Lines of data

________________________________________

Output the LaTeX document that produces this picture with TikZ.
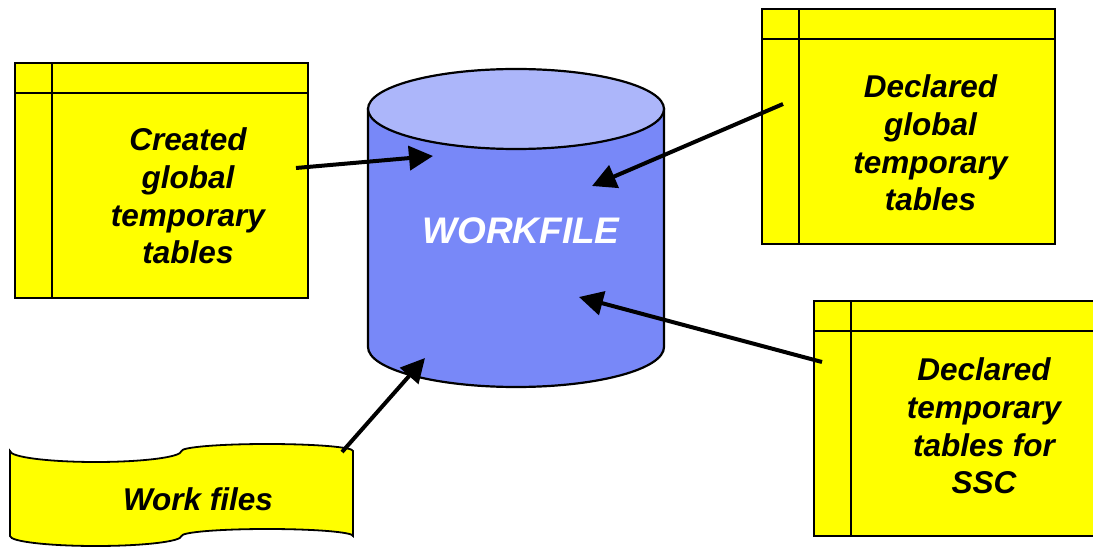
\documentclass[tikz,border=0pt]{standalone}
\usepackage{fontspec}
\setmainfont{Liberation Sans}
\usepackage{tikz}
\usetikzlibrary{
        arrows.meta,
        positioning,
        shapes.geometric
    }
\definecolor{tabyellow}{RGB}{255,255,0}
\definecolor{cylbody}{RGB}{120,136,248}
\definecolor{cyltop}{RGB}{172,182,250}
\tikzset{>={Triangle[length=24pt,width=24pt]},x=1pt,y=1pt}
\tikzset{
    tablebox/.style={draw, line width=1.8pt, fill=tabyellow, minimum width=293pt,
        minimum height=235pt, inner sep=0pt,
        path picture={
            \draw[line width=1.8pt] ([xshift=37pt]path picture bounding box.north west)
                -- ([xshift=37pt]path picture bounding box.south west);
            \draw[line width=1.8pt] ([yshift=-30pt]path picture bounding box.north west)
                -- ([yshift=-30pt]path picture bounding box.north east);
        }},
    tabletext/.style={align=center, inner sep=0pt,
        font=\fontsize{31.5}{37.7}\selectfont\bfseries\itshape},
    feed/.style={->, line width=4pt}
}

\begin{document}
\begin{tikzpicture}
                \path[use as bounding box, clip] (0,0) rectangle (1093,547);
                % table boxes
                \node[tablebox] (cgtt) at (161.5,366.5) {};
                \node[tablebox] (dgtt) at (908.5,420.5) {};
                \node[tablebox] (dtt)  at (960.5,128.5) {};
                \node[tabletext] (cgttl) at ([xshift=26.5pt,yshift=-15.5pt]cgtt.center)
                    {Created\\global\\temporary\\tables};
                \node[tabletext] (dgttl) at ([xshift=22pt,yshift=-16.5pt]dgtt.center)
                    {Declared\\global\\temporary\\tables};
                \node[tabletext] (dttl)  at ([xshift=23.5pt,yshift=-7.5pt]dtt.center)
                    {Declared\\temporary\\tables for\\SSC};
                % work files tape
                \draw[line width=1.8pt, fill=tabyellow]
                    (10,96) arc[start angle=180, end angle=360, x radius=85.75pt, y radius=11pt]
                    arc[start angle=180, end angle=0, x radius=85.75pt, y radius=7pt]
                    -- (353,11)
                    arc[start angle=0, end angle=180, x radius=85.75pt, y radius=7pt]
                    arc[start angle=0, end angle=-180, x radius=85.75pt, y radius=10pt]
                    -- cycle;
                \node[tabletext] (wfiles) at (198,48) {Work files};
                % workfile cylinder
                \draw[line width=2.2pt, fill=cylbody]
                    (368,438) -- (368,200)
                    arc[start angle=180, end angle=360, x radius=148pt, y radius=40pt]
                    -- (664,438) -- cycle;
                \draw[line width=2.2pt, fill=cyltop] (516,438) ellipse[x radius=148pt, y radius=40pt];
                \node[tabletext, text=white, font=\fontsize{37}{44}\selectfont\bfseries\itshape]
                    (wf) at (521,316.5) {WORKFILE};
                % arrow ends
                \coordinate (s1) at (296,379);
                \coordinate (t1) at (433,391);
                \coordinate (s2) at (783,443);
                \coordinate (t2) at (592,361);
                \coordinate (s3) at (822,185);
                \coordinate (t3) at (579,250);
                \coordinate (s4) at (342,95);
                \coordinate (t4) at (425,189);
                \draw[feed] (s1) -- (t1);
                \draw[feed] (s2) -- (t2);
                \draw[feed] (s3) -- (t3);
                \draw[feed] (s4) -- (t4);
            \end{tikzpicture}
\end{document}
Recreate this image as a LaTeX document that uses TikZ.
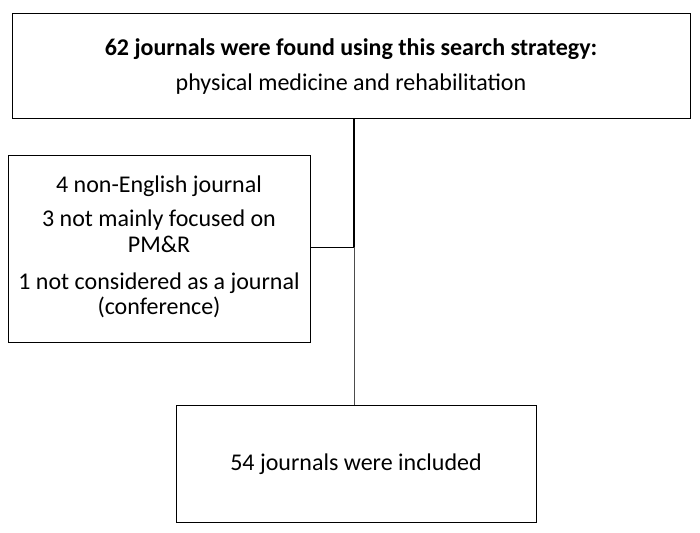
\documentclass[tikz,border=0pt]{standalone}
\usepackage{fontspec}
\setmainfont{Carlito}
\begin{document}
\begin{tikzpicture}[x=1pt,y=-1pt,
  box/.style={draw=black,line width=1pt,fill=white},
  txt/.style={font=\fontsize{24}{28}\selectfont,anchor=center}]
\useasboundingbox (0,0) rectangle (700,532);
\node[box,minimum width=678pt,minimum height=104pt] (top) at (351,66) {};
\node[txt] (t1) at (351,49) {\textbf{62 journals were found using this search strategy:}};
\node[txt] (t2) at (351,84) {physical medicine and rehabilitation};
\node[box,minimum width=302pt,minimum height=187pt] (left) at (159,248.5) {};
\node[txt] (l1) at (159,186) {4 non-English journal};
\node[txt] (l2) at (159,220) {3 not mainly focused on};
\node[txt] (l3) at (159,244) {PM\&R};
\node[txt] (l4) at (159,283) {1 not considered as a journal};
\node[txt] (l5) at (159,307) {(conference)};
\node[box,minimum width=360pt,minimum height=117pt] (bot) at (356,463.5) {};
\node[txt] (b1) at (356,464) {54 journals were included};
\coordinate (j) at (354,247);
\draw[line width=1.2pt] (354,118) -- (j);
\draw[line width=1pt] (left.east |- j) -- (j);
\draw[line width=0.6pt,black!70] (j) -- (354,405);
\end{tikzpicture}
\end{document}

________________________________________

- WHAT IS BEING ASKED: Any pictures should be dropped; transcribe the rest of the records above exactly.

- RESPONSE BELOW:
Output the LaTeX document that produces this picture with TikZ.
\documentclass[tikz,border=0pt]{standalone}
\usepackage{fontspec}
\setmainfont{Liberation Sans}
\usepackage{tikz}
\usetikzlibrary{
        arrows.meta,
        positioning,
        shapes.geometric
    }
\definecolor{tabyellow}{RGB}{255,255,0}
\definecolor{cylbody}{RGB}{120,136,248}
\definecolor{cyltop}{RGB}{172,182,250}
\tikzset{>={Triangle[length=24pt,width=24pt]},x=1pt,y=1pt}
\tikzset{
    tablebox/.style={draw, line width=1.8pt, fill=tabyellow, minimum width=293pt,
        minimum height=235pt, inner sep=0pt,
        path picture={
            \draw[line width=1.8pt] ([xshift=37pt]path picture bounding box.north west)
                -- ([xshift=37pt]path picture bounding box.south west);
            \draw[line width=1.8pt] ([yshift=-30pt]path picture bounding box.north west)
                -- ([yshift=-30pt]path picture bounding box.north east);
        }},
    tabletext/.style={align=center, inner sep=0pt,
        font=\fontsize{31.5}{37.7}\selectfont\bfseries\itshape},
    feed/.style={->, line width=4pt}
}

\begin{document}
\begin{tikzpicture}
                \path[use as bounding box, clip] (0,0) rectangle (1093,547);
                % table boxes
                \node[tablebox] (cgtt) at (161.5,366.5) {};
                \node[tablebox] (dgtt) at (908.5,420.5) {};
                \node[tablebox] (dtt)  at (960.5,128.5) {};
                \node[tabletext] (cgttl) at ([xshift=26.5pt,yshift=-15.5pt]cgtt.center)
                    {Created\\global\\temporary\\tables};
                \node[tabletext] (dgttl) at ([xshift=22pt,yshift=-16.5pt]dgtt.center)
                    {Declared\\global\\temporary\\tables};
                \node[tabletext] (dttl)  at ([xshift=23.5pt,yshift=-7.5pt]dtt.center)
                    {Declared\\temporary\\tables for\\SSC};
                % work files tape
                \draw[line width=1.8pt, fill=tabyellow]
                    (10,96) arc[start angle=180, end angle=360, x radius=85.75pt, y radius=11pt]
                    arc[start angle=180, end angle=0, x radius=85.75pt, y radius=7pt]
                    -- (353,11)
                    arc[start angle=0, end angle=180, x radius=85.75pt, y radius=7pt]
                    arc[start angle=0, end angle=-180, x radius=85.75pt, y radius=10pt]
                    -- cycle;
                \node[tabletext] (wfiles) at (198,48) {Work files};
                % workfile cylinder
                \draw[line width=2.2pt, fill=cylbody]
                    (368,438) -- (368,200)
                    arc[start angle=180, end angle=360, x radius=148pt, y radius=40pt]
                    -- (664,438) -- cycle;
                \draw[line width=2.2pt, fill=cyltop] (516,438) ellipse[x radius=148pt, y radius=40pt];
                \node[tabletext, text=white, font=\fontsize{37}{44}\selectfont\bfseries\itshape]
                    (wf) at (521,316.5) {WORKFILE};
                % arrow ends
                \coordinate (s1) at (296,379);
                \coordinate (t1) at (433,391);
                \coordinate (s2) at (783,443);
                \coordinate (t2) at (592,361);
                \coordinate (s3) at (822,185);
                \coordinate (t3) at (579,250);
                \coordinate (s4) at (342,95);
                \coordinate (t4) at (425,189);
                \draw[feed] (s1) -- (t1);
                \draw[feed] (s2) -- (t2);
                \draw[feed] (s3) -- (t3);
                \draw[feed] (s4) -- (t4);
            \end{tikzpicture}
\end{document}
Recreate this image as a LaTeX document that uses TikZ.
\documentclass[tikz,border=0pt]{standalone}
\usepackage{fontspec}
\setmainfont{Carlito}
\begin{document}
\begin{tikzpicture}[x=1pt,y=-1pt,
  box/.style={draw=black,line width=1pt,fill=white},
  txt/.style={font=\fontsize{24}{28}\selectfont,anchor=center}]
\useasboundingbox (0,0) rectangle (700,532);
\node[box,minimum width=678pt,minimum height=104pt] (top) at (351,66) {};
\node[txt] (t1) at (351,49) {\textbf{62 journals were found using this search strategy:}};
\node[txt] (t2) at (351,84) {physical medicine and rehabilitation};
\node[box,minimum width=302pt,minimum height=187pt] (left) at (159,248.5) {};
\node[txt] (l1) at (159,186) {4 non-English journal};
\node[txt] (l2) at (159,220) {3 not mainly focused on};
\node[txt] (l3) at (159,244) {PM\&R};
\node[txt] (l4) at (159,283) {1 not considered as a journal};
\node[txt] (l5) at (159,307) {(conference)};
\node[box,minimum width=360pt,minimum height=117pt] (bot) at (356,463.5) {};
\node[txt] (b1) at (356,464) {54 journals were included};
\coordinate (j) at (354,247);
\draw[line width=1.2pt] (354,118) -- (j);
\draw[line width=1pt] (left.east |- j) -- (j);
\draw[line width=0.6pt,black!70] (j) -- (354,405);
\end{tikzpicture}
\end{document}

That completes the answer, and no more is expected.